Tshepo Mokoena 

Sigma: Life review – drum’n’bass crossover duo pursue dance-pop glory

After scoring a No 1 last year, this d’n’b outfit have been able to rope in big-name guest vocalists to help them hit the dance-pop bigtime
  
  

Sigma 2015
Perfectly functional, completely unoriginal dance music … Sigma Photograph: Handout

What Skrillex did for dubstep in the US, Sigma look set to do to drum’n’bass in the UK: take an underground sub-genre and feed it to the masses.
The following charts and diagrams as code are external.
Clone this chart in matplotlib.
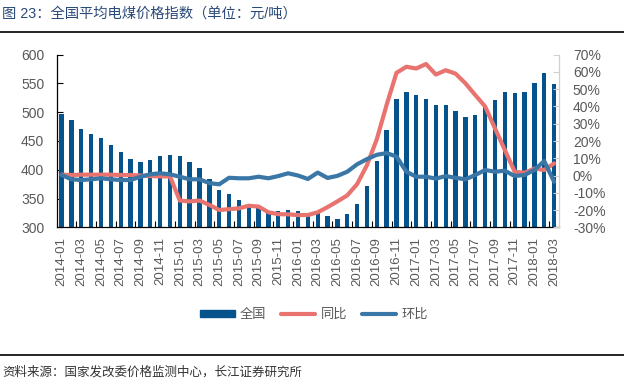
import matplotlib
matplotlib.use("Agg")
import matplotlib.pyplot as plt
import matplotlib.patches as mpatches
from matplotlib.lines import Line2D
import numpy as np
import pandas as pd

plt.rcParams['font.family'] = ['Liberation Sans', 'Noto Sans CJK SC', 'DejaVu Sans']

# monthly categories 2014-01 .. 2018-03
months = [p.strftime("%Y-%m") for p in pd.period_range("2014-01", "2018-03", freq="M")]

# national average thermal coal price index (yuan/ton)
index_val = [497, 487, 471, 462, 455, 443, 431, 419, 413, 417, 424, 426,
             424, 413, 403, 384, 364, 358, 348, 340, 334, 329, 328, 330,
             329, 322, 325, 320, 315, 323, 341, 371, 416, 469, 523, 535,
             530, 523, 513, 513, 502, 492, 495, 511, 521, 535, 533, 536,
             551, 568, 549]

# year on year (%)
yoy = [0.5, 0.3, 0.5, 0.5, 0.5, 0.5, 0.3, 0.3, 0.0, -0.3, -0.5, -0.5,
       -14.5, -15.0, -14.5, -17.0, -20.0, -19.5, -19.0, -17.5, -18.0, -21.3, -22.4, -22.5,
       -22.9, -22.9, -21.3, -18.3, -15.0, -11.5, -5.0, 6.0, 21.0, 41.0, 59.5, 63.0,
       62.0, 64.6, 58.5, 61.0, 59.0, 53.4, 46.6, 40.0, 27.3, 14.8, 2.2, 1.6,
       4.0, 3.2, 7.0]

# month on month (%)
mom = [0.3, -2.2, -2.6, -2.2, -1.6, -2.2, -2.6, -2.6, -0.7, 0.7, 1.3, 0.7,
       -0.7, -2.2, -2.2, -4.4, -5.1, -1.3, -1.6, -1.6, -0.7, -1.6, -0.3, 1.3,
       0.0, -2.0, 1.7, -1.4, -0.2, 2.2, 6.5, 9.5, 12.0, 13.0, 11.0, 2.2,
       -0.7, -0.7, -1.8, -0.3, -1.3, -2.2, 0.3, 3.2, 2.2, 2.8, -0.3, 0.3,
       3.2, 8.4, -3.6]

bar_color = "#05538a"
red = "#e8736f"
blue = "#3a77a6"
gray = "#595959"

fig = plt.figure(figsize=(6.24, 3.85), dpi=100)
ax = fig.add_axes([56.7 / 624, 1 - 227.3 / 385, (559 - 56.7) / 624, (227.3 - 54.7) / 385])

x = np.arange(len(months))
ax.bar(x, index_val, width=0.44, color=bar_color, zorder=2)
ax.set_xlim(-0.5, len(months) - 0.5)
ax.set_ylim(300, 600)
ax.set_yticks(np.arange(300, 601, 50))
ax.set_xticks(x[::2])
ax.set_xticklabels(months[::2], rotation=90, fontsize=9.5, color=gray)
ax.set_xticks(np.arange(1.5, len(months) - 1, 2), minor=True)
ax.tick_params(axis='x', which='major', length=0, pad=7)
ax.tick_params(axis='x', which='minor', direction='in', length=4, width=0.8, color='black')
ax.tick_params(axis='y', direction='in', length=4, width=0.8, labelsize=10, labelcolor=gray, pad=9)
for s in ['top', 'right']:
    ax.spines[s].set_visible(False)
ax.spines['left'].set_linewidth(0.9)
ax.spines['bottom'].set_linewidth(0.9)

ax2 = ax.twinx()
ax2.plot(x, yoy, color=red, linewidth=3, solid_joinstyle='round', solid_capstyle='round', zorder=3)
ax2.plot(x, mom, color=blue, linewidth=3, solid_joinstyle='round', solid_capstyle='round', zorder=4)
ax2.set_ylim(-30, 70)
ax2.set_yticks(np.arange(-30, 71, 10))
ax2.set_yticklabels([f"{v}%" for v in range(-30, 71, 10)])
ax2.tick_params(axis='y', direction='in', length=4, width=0.8, color='#d0d0d0',
                labelsize=10, labelcolor=gray, pad=10)
for s in ['top', 'left', 'bottom']:
    ax2.spines[s].set_visible(False)
ax2.spines['right'].set_color('#d0d0d0')
ax2.spines['right'].set_linewidth(0.9)

handles = [mpatches.Patch(color=bar_color),
           Line2D([0], [0], color=red, linewidth=3, solid_capstyle='round'),
           Line2D([0], [0], color=blue, linewidth=3, solid_capstyle='round')]
fig.legend(handles, ["全国", "同比", "环比"], loc='center', bbox_to_anchor=(314 / 624, 1 - 315 / 385),
           ncol=3, frameon=False, fontsize=9.5, labelcolor=gray, handlelength=2.6,
           handleheight=0.45, handletextpad=0.4, columnspacing=1.1)

# title, rules and source
fig.text(2 / 624, 1 - 14 / 385, "图 23：全国平均电煤价格指数（单位：元/吨）", fontsize=10.3,
         color="#2a4a78", va='center', ha='left')
fig.add_artist(Line2D([0, 1], [1 - 31.5 / 385, 1 - 31.5 / 385], color='black', linewidth=1.2))
fig.add_artist(Line2D([0, 1], [1 - 355 / 385, 1 - 355 / 385], color='black', linewidth=1.2))
fig.text(2 / 624, 1 - 372 / 385, "资料来源：国家发改委价格监测中心，长江证券研究所", fontsize=9,
         color="#333333", va='center', ha='left')

fig.savefig("out.png", dpi=100)
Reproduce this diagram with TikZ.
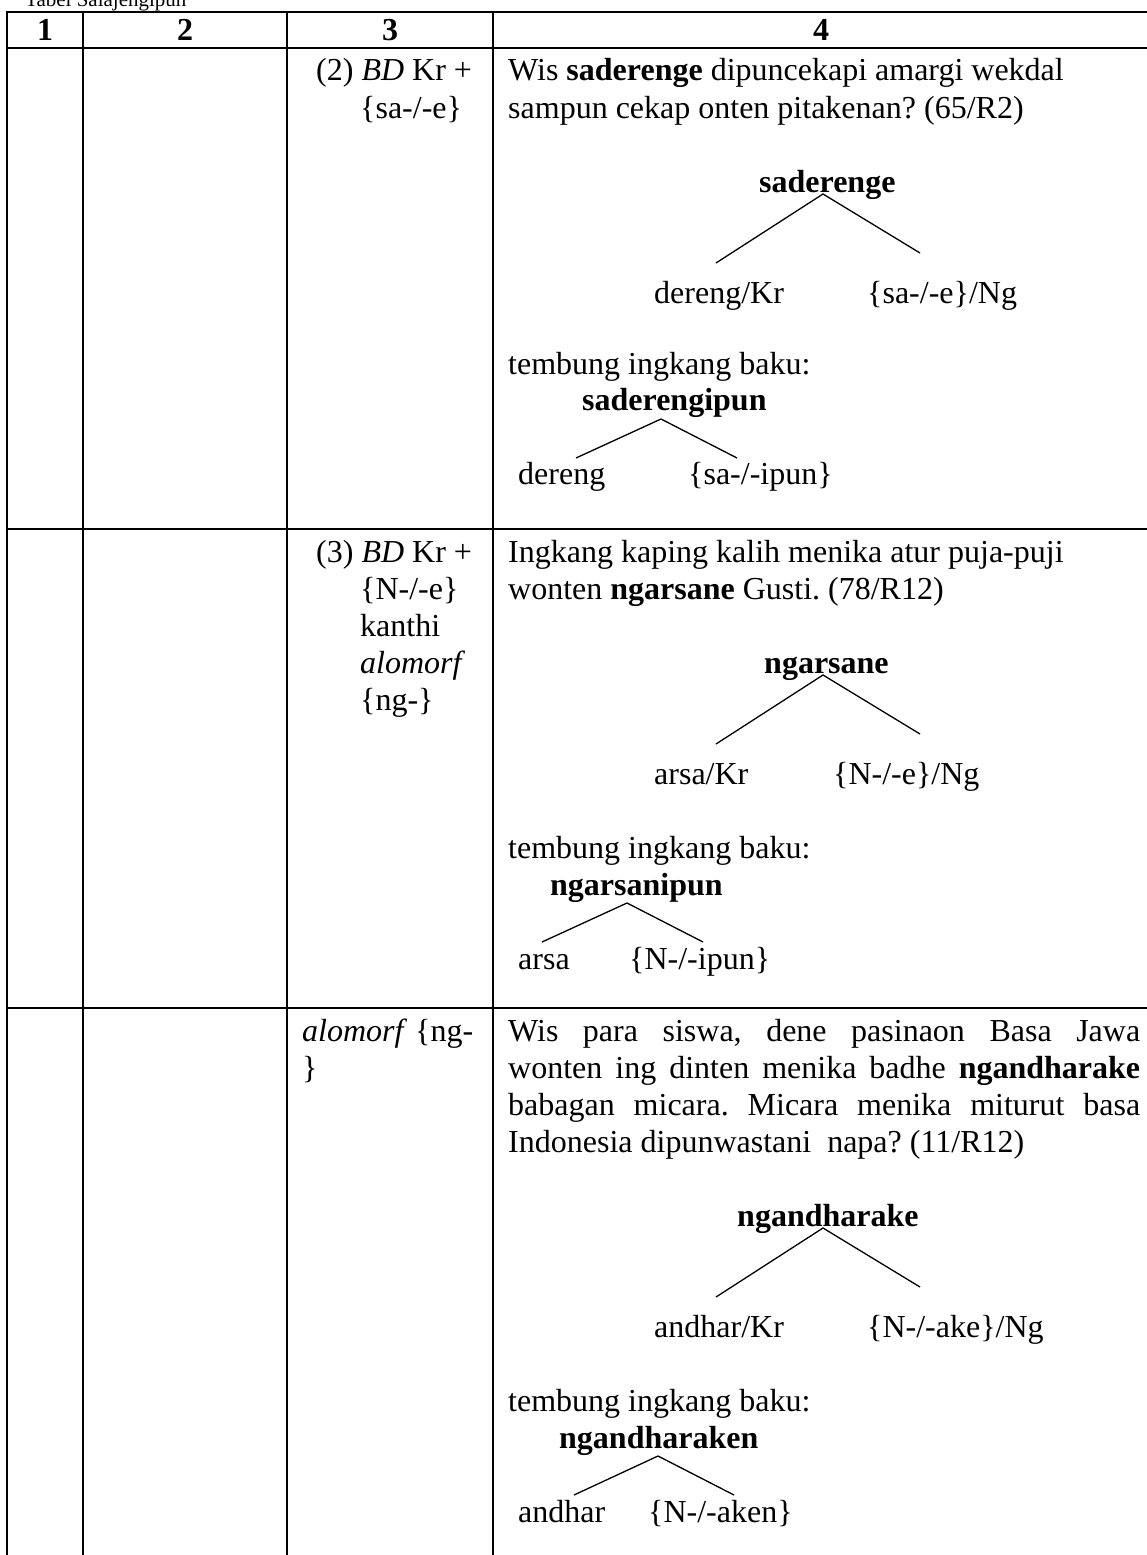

Former small-time producers Cameron Edwards and Joe Lenzie have been a duo since 2006, but are releasing this debut album after 2014 chart-topper Nobody to Love raised their profile. Its success helped facilitate Life’s glut of guest vocalists and now, in Edwards’ own words, they have found “a formula that works”. He was referring to Sigma’s frequent use of collaborators – from Rita Ora and Ella Eyre to Labrinth and Paloma Faith – but could just as easily have meant their reliance on strings, pensive piano intros and clattering d’n’b “drops”. Like DJ Fresh, Disclosure, Clean Bandit and Rudimental, Sigma have realised that the surest way to dance-pop fame is a warbling, emotive vocal over a fistpump-ready beat. The result? Perfectly functional, completely unoriginal dance music with its sights set on the charts.